都市気温

 

(としきおん)

【自然】

都市気温とは、都市域の気温が郊外地域に比較して異なる温度になることであり、その要因としては都市内部の熱容量が大きいこと、市内における燃焼熱、細塵その他の煙霧層、気流の乱れなどが挙げられる。氷河地形のヨーロッパでは、戦略的なこともあろうが都市構造が放射状になっていて風向に関係なく都市大気を移流・拡散させる機能を持っている。我が国は島国で季節風が吹くだけでなく、海陸風や山谷風の局地風が大気浄化を果たしてきた経緯がある。しかし、近年の都市気温の上昇は、熱中症など人の命に関わるようになってきた。したがって、住み続けられる街づくり(SDGs)に向け、都市内部の熱容量を小さくするための緑化や透水層の復元、水帯による気化熱効果、自動車の排ガス規制、電動化、ビル風を利用した熱の拡散などがなされている。
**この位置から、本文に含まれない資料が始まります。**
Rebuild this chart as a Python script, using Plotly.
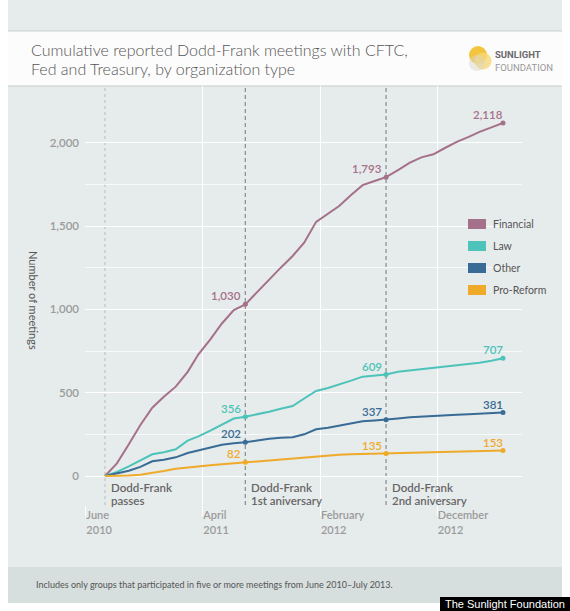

しかし、都市の規模や地形的位置によっても都市内の人工気候はまちまちであるが、30万都市では都市内外の気温差で表すヒートアイランド強度が4.0℃、緑被率30%が基準である。人口規模が200万人を上回る名古屋市が、人口の少ない豊田市とヒートアイランド強度が約5.0℃と同じなのは、名古屋市が伊勢湾奥に位置しているため、海風による都市気温の移流・拡散と気化熱効果が得られるからである。これに対し、豊田市の中心市街地は、盆地底部にあって海風前線地域に位置し、大気が溜まりやすく高温域の移流が十分ではないからである。この現象は、三河山間部に沿う岡崎、豊川、瀬戸、多治見でも同様である。ヒートアイランドは、都市内外の気温差だけでなく3次元的なドーム状の対流構造をなしており、都市の中心部が上昇気流域、周囲が下降気流域となる。ドーム内部は等温層、および逆転層からなっていて、都市内部の大気汚染物質や熱を閉じ込める役目を果たしている。ヒートアイランド強度はヒートアイランドの上限高度と「正」の相関にあるため、今後、都市中心部の上昇気流をいかに抑えるかが課題である。